Arencibia, a career .207/.255/.403 hitter in parts of five major league seasons, spent 48 games at Triple-A Round Rock last year after he struggled early with the Texas Rangers, hitting just .133 in his first 20 games.

"Last season was a tough year but a great learning experience for me," Arencibia said. "The tail end of 2013, I had a tough second half. Then the beginning of 2014, I started off slow. So it was a good thing to be able to go down and reset, go down for a month. You kind of look at yourself in a mirror and you say, 'I was once MVP of this League. Why am I back in it?'

"It was something where I just kind of had to make adjustments and had to do things to further my career. I had too much ability to be where I was. It was a huge learning experience. I was able to get going, get back, have success. So then it was like something where I can still do damage, I can still help a team win."

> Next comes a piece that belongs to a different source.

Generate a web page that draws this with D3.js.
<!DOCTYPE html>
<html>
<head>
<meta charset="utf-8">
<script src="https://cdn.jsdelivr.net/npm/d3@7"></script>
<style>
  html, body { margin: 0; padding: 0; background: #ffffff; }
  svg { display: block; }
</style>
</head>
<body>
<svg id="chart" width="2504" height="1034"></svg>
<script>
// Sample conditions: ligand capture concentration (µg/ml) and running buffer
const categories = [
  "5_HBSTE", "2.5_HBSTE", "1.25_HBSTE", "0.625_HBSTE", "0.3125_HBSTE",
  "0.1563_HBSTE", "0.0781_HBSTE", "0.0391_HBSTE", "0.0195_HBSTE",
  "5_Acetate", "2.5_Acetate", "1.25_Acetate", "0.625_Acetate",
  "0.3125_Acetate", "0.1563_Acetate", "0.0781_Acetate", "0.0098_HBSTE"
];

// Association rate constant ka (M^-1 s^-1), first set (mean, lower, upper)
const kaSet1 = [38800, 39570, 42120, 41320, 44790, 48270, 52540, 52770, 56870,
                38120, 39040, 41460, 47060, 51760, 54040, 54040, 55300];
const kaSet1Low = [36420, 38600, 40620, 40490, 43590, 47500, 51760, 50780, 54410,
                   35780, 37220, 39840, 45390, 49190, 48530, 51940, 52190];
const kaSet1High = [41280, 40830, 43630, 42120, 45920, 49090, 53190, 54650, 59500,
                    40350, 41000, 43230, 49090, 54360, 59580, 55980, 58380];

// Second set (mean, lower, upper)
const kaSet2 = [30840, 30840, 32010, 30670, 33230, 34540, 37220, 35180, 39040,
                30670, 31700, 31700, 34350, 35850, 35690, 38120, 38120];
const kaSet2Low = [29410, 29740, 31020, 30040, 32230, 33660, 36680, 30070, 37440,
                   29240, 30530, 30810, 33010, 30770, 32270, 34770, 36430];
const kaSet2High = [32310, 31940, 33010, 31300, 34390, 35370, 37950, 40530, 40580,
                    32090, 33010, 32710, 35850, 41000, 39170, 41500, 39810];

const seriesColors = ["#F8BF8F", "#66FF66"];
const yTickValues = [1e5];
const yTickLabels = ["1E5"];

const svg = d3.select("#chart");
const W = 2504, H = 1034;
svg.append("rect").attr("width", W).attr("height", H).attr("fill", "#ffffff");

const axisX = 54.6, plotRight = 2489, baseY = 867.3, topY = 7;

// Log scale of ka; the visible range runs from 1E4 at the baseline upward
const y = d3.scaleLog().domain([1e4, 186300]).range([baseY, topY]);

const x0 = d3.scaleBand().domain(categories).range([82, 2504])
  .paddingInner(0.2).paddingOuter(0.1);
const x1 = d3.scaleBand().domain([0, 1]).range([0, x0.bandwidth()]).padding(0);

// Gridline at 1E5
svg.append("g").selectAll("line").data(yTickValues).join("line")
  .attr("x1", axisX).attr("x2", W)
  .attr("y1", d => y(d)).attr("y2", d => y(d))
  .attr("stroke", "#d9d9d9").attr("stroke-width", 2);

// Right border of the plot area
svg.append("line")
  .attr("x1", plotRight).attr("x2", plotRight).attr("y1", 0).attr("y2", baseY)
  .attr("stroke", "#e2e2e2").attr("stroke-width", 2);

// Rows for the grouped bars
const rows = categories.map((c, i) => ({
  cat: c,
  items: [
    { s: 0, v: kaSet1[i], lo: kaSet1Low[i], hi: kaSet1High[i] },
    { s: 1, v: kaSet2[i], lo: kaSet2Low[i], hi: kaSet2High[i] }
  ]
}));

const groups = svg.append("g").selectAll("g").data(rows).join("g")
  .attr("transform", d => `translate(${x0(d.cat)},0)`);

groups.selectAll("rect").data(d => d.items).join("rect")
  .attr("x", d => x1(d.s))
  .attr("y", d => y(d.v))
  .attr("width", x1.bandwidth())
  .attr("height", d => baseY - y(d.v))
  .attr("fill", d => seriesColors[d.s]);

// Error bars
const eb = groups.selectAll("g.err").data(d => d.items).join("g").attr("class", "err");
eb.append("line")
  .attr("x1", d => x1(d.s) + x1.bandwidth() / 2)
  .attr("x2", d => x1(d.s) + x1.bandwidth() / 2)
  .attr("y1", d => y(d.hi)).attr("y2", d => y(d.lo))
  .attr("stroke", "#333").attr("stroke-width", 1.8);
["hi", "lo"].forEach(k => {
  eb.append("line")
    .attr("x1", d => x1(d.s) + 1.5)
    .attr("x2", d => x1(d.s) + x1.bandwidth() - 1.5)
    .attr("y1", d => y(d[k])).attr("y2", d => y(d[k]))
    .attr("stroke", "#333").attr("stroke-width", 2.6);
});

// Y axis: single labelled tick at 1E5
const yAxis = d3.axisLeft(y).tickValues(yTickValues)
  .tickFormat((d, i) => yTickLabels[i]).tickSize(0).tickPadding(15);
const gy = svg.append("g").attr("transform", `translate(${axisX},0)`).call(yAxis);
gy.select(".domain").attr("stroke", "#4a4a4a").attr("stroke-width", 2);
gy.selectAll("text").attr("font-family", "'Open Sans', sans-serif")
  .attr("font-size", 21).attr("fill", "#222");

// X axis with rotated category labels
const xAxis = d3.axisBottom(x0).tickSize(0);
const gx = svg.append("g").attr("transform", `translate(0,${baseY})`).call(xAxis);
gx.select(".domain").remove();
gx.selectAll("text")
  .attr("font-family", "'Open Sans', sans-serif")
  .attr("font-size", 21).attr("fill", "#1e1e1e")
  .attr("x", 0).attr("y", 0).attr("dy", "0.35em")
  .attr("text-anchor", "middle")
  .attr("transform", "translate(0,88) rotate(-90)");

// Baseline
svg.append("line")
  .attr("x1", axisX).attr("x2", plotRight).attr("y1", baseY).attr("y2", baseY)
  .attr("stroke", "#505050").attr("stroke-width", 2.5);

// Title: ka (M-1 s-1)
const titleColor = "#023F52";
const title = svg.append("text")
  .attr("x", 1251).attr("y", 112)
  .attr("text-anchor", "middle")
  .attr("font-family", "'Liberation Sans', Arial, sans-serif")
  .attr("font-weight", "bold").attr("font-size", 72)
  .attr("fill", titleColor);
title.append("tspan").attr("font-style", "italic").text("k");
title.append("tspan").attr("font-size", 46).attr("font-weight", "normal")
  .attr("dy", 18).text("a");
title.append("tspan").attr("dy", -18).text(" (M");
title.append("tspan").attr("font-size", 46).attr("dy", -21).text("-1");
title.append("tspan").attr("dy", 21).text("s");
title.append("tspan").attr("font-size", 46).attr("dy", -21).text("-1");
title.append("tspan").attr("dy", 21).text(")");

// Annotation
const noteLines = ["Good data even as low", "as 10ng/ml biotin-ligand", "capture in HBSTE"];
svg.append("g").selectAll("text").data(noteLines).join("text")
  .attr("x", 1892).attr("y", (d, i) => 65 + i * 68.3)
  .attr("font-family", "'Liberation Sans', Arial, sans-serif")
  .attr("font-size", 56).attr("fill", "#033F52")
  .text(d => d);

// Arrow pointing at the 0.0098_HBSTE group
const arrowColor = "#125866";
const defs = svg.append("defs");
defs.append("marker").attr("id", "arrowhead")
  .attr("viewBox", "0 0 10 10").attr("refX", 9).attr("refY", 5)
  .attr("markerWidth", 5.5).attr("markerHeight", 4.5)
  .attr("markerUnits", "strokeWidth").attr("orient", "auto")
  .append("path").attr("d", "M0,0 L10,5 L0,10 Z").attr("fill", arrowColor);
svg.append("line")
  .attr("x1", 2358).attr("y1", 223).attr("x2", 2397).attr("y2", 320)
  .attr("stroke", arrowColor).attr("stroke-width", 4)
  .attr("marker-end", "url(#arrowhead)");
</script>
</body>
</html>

Arencibia said his history with new Orioles hitting coach Scott Coolbaugh, who was then the Rangers' Triple-A hitting coach and worked with Arencibia last season, played a role in him coming to the Orioles.

"Coolbaugh was another big part of my decision, he was with me for the month I was down," Arencibia said. "We had a good relationship. I figured that it was something that would be able to help me going into this season. … I think he does a real good job of seeing what clicks for that person and making you ultimately a better player."

** Among the new faces in camp is Chris Parmelee, another nonroster invitee who was signed on a minor league deal. Parmelee will compete for a roster spot as a corner outfielder and first baseman.

"They're a winning organization," Parmelee said about joining the Orioles. "They've been winning the last couple of years, and I want to be a part of that. I want to do everything I can to help this team out any way I can and whatever that may be, I'm up to the task and I'm looking forward to it."

Parmelee, once a top prospect with the Minnesota Twins who carried a career Triple-A split line of .295/.395/.530. He spent his entire career before this season in the Twins organization, including parts of the last four seasons at the major league level, so joining the Orioles involves adapting to a new atmosphere for the first time as a professional.

"It's kind of like going to a new school," he said. "You've been in one school your whole life and meeting new guys. My main thing is just to keep my mouth shut and try to make friends, just like you would in school. But these guys have come in with open arms, and I know some of them, so it makes it a lot easier transition."